Exercise instructions:
Write out the data below in full, unchanged, minus the images.

* START Data shown *

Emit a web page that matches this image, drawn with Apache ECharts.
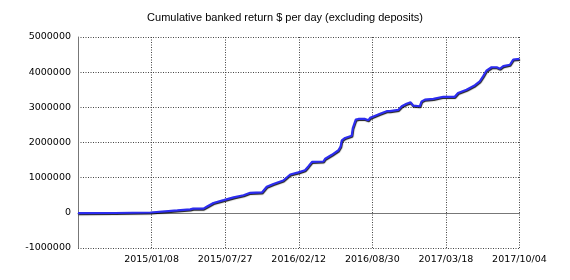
<!DOCTYPE html>
<html><head><meta charset="utf-8">
<script src="https://cdn.jsdelivr.net/npm/echarts@6/dist/echarts.min.js"></script>
<style>html,body{margin:0;padding:0;background:#fff}#c{width:570px;height:280px}</style>
</head><body><div id="c"></div>
<script>
const titleText = 'Cumulative banked return $ per day (excluding deposits)';
const startDate = '2014/06/22';
const xTickLabels = ['', '2015/01/08', '2015/07/27', '2016/02/12', '2016/08/30', '2017/03/18', '2017/10/04'];
const yTicks = [-1000000, 0, 1000000, 2000000, 3000000, 4000000, 5000000];
// days after startDate
const dayOffsets = [0, 100, 197, 270, 305, 313, 341, 351, 368, 396, 423, 450, 468, 500, 513, 531, 558, 577, 599, 617, 626, 636, 667, 672, 690, 708, 714, 717, 726, 744, 747, 755, 762, 780, 789, 794, 803, 821, 839, 848, 871, 880, 893, 904, 911, 929, 934, 943, 966, 993, 1024, 1033, 1056, 1079, 1092, 1101, 1110, 1124, 1138, 1147, 1156, 1174, 1183, 1200];
const returns = [-10000, -5000, 10000, 70000, 100000, 120000, 120000, 180000, 280000, 360000, 440000, 500000, 570000, 580000, 740000, 820000, 920000, 1090000, 1150000, 1210000, 1320000, 1450000, 1460000, 1540000, 1650000, 1780000, 1890000, 2060000, 2130000, 2190000, 2410000, 2650000, 2670000, 2670000, 2630000, 2700000, 2740000, 2820000, 2890000, 2890000, 2930000, 3030000, 3100000, 3140000, 3050000, 3030000, 3170000, 3220000, 3240000, 3300000, 3300000, 3410000, 3500000, 3630000, 3740000, 3880000, 4040000, 4140000, 4140000, 4100000, 4170000, 4210000, 4360000, 4380000];

const tickStep = 200;
const data = dayOffsets.map((d, i) => [d, returns[i]]);
const chart = echarts.init(document.getElementById('c'), null, {renderer: 'canvas'});
const gridLine = {show: true, lineStyle: {color: '#444', type: [1, 1.5], width: 1}};
chart.setOption({
  animation: false,
  title: {text: titleText, left: 'center', top: 7, textStyle: {fontFamily: 'Liberation Sans', fontSize: 11, fontWeight: 'normal', color: '#000'}},
  grid: {left: 78, right: 50.5, top: 37, bottom: 32, containLabel: false},
  xAxis: {
    type: 'value', min: 0, max: tickStep * (xTickLabels.length - 1), interval: tickStep,
    axisLine: {show: true, lineStyle: {color: '#777', width: 1}},
    axisTick: {show: false},
    splitLine: gridLine,
    axisLabel: {margin: 7, fontFamily: 'DejaVu Sans', fontSize: 9.5, color: '#000',
      formatter: v => xTickLabels[Math.round(v / tickStep)] || ''}
  },
  yAxis: {
    type: 'value', min: yTicks[0], max: yTicks[yTicks.length - 1], interval: 1000000,
    axisLine: {show: true, lineStyle: {color: '#777', width: 1}},
    axisTick: {show: false},
    splitLine: gridLine,
    axisLabel: {margin: 7, fontFamily: 'DejaVu Sans', fontSize: 9.5, color: '#000', formatter: v => String(v)}
  },
  series: [{
    type: 'line', data: data, showSymbol: false, smooth: false,
    lineStyle: {color: '#2d2df0', width: 2.2, shadowColor: 'rgba(0,0,0,0.9)', shadowBlur: 1, shadowOffsetX: 0.5, shadowOffsetY: 1}
  }]
});
</script></body></html>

* END Data shown *

Response to this task:
Emit a web page that matches this image, drawn with Apache ECharts.
<!DOCTYPE html>
<html><head><meta charset="utf-8">
<script src="https://cdn.jsdelivr.net/npm/echarts@6/dist/echarts.min.js"></script>
<style>html,body{margin:0;padding:0;background:#fff}#c{width:570px;height:280px}</style>
</head><body><div id="c"></div>
<script>
const titleText = 'Cumulative banked return $ per day (excluding deposits)';
const startDate = '2014/06/22';
const xTickLabels = ['', '2015/01/08', '2015/07/27', '2016/02/12', '2016/08/30', '2017/03/18', '2017/10/04'];
const yTicks = [-1000000, 0, 1000000, 2000000, 3000000, 4000000, 5000000];
// days after startDate
const dayOffsets = [0, 100, 197, 270, 305, 313, 341, 351, 368, 396, 423, 450, 468, 500, 513, 531, 558, 577, 599, 617, 626, 636, 667, 672, 690, 708, 714, 717, 726, 744, 747, 755, 762, 780, 789, 794, 803, 821, 839, 848, 871, 880, 893, 904, 911, 929, 934, 943, 966, 993, 1024, 1033, 1056, 1079, 1092, 1101, 1110, 1124, 1138, 1147, 1156, 1174, 1183, 1200];
const returns = [-10000, -5000, 10000, 70000, 100000, 120000, 120000, 180000, 280000, 360000, 440000, 500000, 570000, 580000, 740000, 820000, 920000, 1090000, 1150000, 1210000, 1320000, 1450000, 1460000, 1540000, 1650000, 1780000, 1890000, 2060000, 2130000, 2190000, 2410000, 2650000, 2670000, 2670000, 2630000, 2700000, 2740000, 2820000, 2890000, 2890000, 2930000, 3030000, 3100000, 3140000, 3050000, 3030000, 3170000, 3220000, 3240000, 3300000, 3300000, 3410000, 3500000, 3630000, 3740000, 3880000, 4040000, 4140000, 4140000, 4100000, 4170000, 4210000, 4360000, 4380000];

const tickStep = 200;
const data = dayOffsets.map((d, i) => [d, returns[i]]);
const chart = echarts.init(document.getElementById('c'), null, {renderer: 'canvas'});
const gridLine = {show: true, lineStyle: {color: '#444', type: [1, 1.5], width: 1}};
chart.setOption({
  animation: false,
  title: {text: titleText, left: 'center', top: 7, textStyle: {fontFamily: 'Liberation Sans', fontSize: 11, fontWeight: 'normal', color: '#000'}},
  grid: {left: 78, right: 50.5, top: 37, bottom: 32, containLabel: false},
  xAxis: {
    type: 'value', min: 0, max: tickStep * (xTickLabels.length - 1), interval: tickStep,
    axisLine: {show: true, lineStyle: {color: '#777', width: 1}},
    axisTick: {show: false},
    splitLine: gridLine,
    axisLabel: {margin: 7, fontFamily: 'DejaVu Sans', fontSize: 9.5, color: '#000',
      formatter: v => xTickLabels[Math.round(v / tickStep)] || ''}
  },
  yAxis: {
    type: 'value', min: yTicks[0], max: yTicks[yTicks.length - 1], interval: 1000000,
    axisLine: {show: true, lineStyle: {color: '#777', width: 1}},
    axisTick: {show: false},
    splitLine: gridLine,
    axisLabel: {margin: 7, fontFamily: 'DejaVu Sans', fontSize: 9.5, color: '#000', formatter: v => String(v)}
  },
  series: [{
    type: 'line', data: data, showSymbol: false, smooth: false,
    lineStyle: {color: '#2d2df0', width: 2.2, shadowColor: 'rgba(0,0,0,0.9)', shadowBlur: 1, shadowOffsetX: 0.5, shadowOffsetY: 1}
  }]
});
</script></body></html>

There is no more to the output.